::: INFORMATION SUPPLIED :::

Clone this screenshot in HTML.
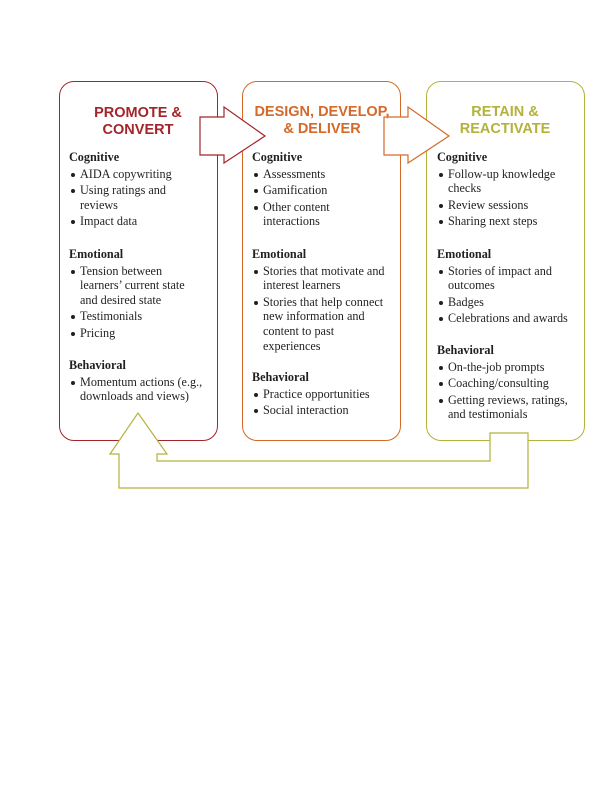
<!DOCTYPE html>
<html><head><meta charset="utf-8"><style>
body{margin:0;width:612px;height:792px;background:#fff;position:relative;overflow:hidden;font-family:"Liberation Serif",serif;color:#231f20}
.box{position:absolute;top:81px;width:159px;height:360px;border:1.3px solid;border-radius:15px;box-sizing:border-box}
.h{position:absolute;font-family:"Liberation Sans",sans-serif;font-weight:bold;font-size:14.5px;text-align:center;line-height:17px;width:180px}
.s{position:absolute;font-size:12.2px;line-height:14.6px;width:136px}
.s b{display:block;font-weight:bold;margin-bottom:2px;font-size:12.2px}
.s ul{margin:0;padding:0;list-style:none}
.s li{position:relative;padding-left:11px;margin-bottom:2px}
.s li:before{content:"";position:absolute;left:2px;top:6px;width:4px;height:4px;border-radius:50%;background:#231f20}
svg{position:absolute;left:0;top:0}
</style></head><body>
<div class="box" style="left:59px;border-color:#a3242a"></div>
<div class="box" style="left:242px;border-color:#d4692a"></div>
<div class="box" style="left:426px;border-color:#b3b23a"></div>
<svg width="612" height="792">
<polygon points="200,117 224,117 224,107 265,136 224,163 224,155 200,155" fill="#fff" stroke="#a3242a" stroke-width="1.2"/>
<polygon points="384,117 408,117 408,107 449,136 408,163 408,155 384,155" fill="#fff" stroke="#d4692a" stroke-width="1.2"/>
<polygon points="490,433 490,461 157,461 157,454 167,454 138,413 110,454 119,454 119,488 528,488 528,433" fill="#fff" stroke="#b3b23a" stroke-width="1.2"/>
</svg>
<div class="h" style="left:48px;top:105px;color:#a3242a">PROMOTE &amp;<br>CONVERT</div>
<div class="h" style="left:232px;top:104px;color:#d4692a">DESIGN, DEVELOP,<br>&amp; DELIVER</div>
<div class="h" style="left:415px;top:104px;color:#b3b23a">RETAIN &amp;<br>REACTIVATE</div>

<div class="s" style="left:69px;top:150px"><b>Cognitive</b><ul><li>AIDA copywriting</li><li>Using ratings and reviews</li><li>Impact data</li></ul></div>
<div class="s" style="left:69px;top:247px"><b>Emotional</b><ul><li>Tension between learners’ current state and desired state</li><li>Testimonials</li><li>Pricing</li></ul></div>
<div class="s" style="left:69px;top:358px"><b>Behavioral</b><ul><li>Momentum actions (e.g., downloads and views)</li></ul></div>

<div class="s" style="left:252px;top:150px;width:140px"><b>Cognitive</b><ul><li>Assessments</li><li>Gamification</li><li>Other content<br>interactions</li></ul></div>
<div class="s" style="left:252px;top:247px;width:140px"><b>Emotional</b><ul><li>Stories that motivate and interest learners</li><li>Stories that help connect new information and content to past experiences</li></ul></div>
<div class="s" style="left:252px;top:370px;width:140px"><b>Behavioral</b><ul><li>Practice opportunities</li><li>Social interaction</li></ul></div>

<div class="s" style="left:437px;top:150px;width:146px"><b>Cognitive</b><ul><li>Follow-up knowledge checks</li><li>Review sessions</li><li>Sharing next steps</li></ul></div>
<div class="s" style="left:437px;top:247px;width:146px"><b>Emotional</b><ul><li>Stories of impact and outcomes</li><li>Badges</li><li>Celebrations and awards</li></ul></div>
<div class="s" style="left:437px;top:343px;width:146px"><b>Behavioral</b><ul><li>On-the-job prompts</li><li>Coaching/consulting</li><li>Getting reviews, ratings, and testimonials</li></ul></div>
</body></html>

:::

◆ DO THIS
Copy out every line of the material above exactly, skipping the pictures.

◆ TASK ANSWER
Clone this screenshot in HTML.
<!DOCTYPE html>
<html><head><meta charset="utf-8"><style>
body{margin:0;width:612px;height:792px;background:#fff;position:relative;overflow:hidden;font-family:"Liberation Serif",serif;color:#231f20}
.box{position:absolute;top:81px;width:159px;height:360px;border:1.3px solid;border-radius:15px;box-sizing:border-box}
.h{position:absolute;font-family:"Liberation Sans",sans-serif;font-weight:bold;font-size:14.5px;text-align:center;line-height:17px;width:180px}
.s{position:absolute;font-size:12.2px;line-height:14.6px;width:136px}
.s b{display:block;font-weight:bold;margin-bottom:2px;font-size:12.2px}
.s ul{margin:0;padding:0;list-style:none}
.s li{position:relative;padding-left:11px;margin-bottom:2px}
.s li:before{content:"";position:absolute;left:2px;top:6px;width:4px;height:4px;border-radius:50%;background:#231f20}
svg{position:absolute;left:0;top:0}
</style></head><body>
<div class="box" style="left:59px;border-color:#a3242a"></div>
<div class="box" style="left:242px;border-color:#d4692a"></div>
<div class="box" style="left:426px;border-color:#b3b23a"></div>
<svg width="612" height="792">
<polygon points="200,117 224,117 224,107 265,136 224,163 224,155 200,155" fill="#fff" stroke="#a3242a" stroke-width="1.2"/>
<polygon points="384,117 408,117 408,107 449,136 408,163 408,155 384,155" fill="#fff" stroke="#d4692a" stroke-width="1.2"/>
<polygon points="490,433 490,461 157,461 157,454 167,454 138,413 110,454 119,454 119,488 528,488 528,433" fill="#fff" stroke="#b3b23a" stroke-width="1.2"/>
</svg>
<div class="h" style="left:48px;top:105px;color:#a3242a">PROMOTE &amp;<br>CONVERT</div>
<div class="h" style="left:232px;top:104px;color:#d4692a">DESIGN, DEVELOP,<br>&amp; DELIVER</div>
<div class="h" style="left:415px;top:104px;color:#b3b23a">RETAIN &amp;<br>REACTIVATE</div>

<div class="s" style="left:69px;top:150px"><b>Cognitive</b><ul><li>AIDA copywriting</li><li>Using ratings and reviews</li><li>Impact data</li></ul></div>
<div class="s" style="left:69px;top:247px"><b>Emotional</b><ul><li>Tension between learners’ current state and desired state</li><li>Testimonials</li><li>Pricing</li></ul></div>
<div class="s" style="left:69px;top:358px"><b>Behavioral</b><ul><li>Momentum actions (e.g., downloads and views)</li></ul></div>

<div class="s" style="left:252px;top:150px;width:140px"><b>Cognitive</b><ul><li>Assessments</li><li>Gamification</li><li>Other content<br>interactions</li></ul></div>
<div class="s" style="left:252px;top:247px;width:140px"><b>Emotional</b><ul><li>Stories that motivate and interest learners</li><li>Stories that help connect new information and content to past experiences</li></ul></div>
<div class="s" style="left:252px;top:370px;width:140px"><b>Behavioral</b><ul><li>Practice opportunities</li><li>Social interaction</li></ul></div>

<div class="s" style="left:437px;top:150px;width:146px"><b>Cognitive</b><ul><li>Follow-up knowledge checks</li><li>Review sessions</li><li>Sharing next steps</li></ul></div>
<div class="s" style="left:437px;top:247px;width:146px"><b>Emotional</b><ul><li>Stories of impact and outcomes</li><li>Badges</li><li>Celebrations and awards</li></ul></div>
<div class="s" style="left:437px;top:343px;width:146px"><b>Behavioral</b><ul><li>On-the-job prompts</li><li>Coaching/consulting</li><li>Getting reviews, ratings, and testimonials</li></ul></div>
</body></html>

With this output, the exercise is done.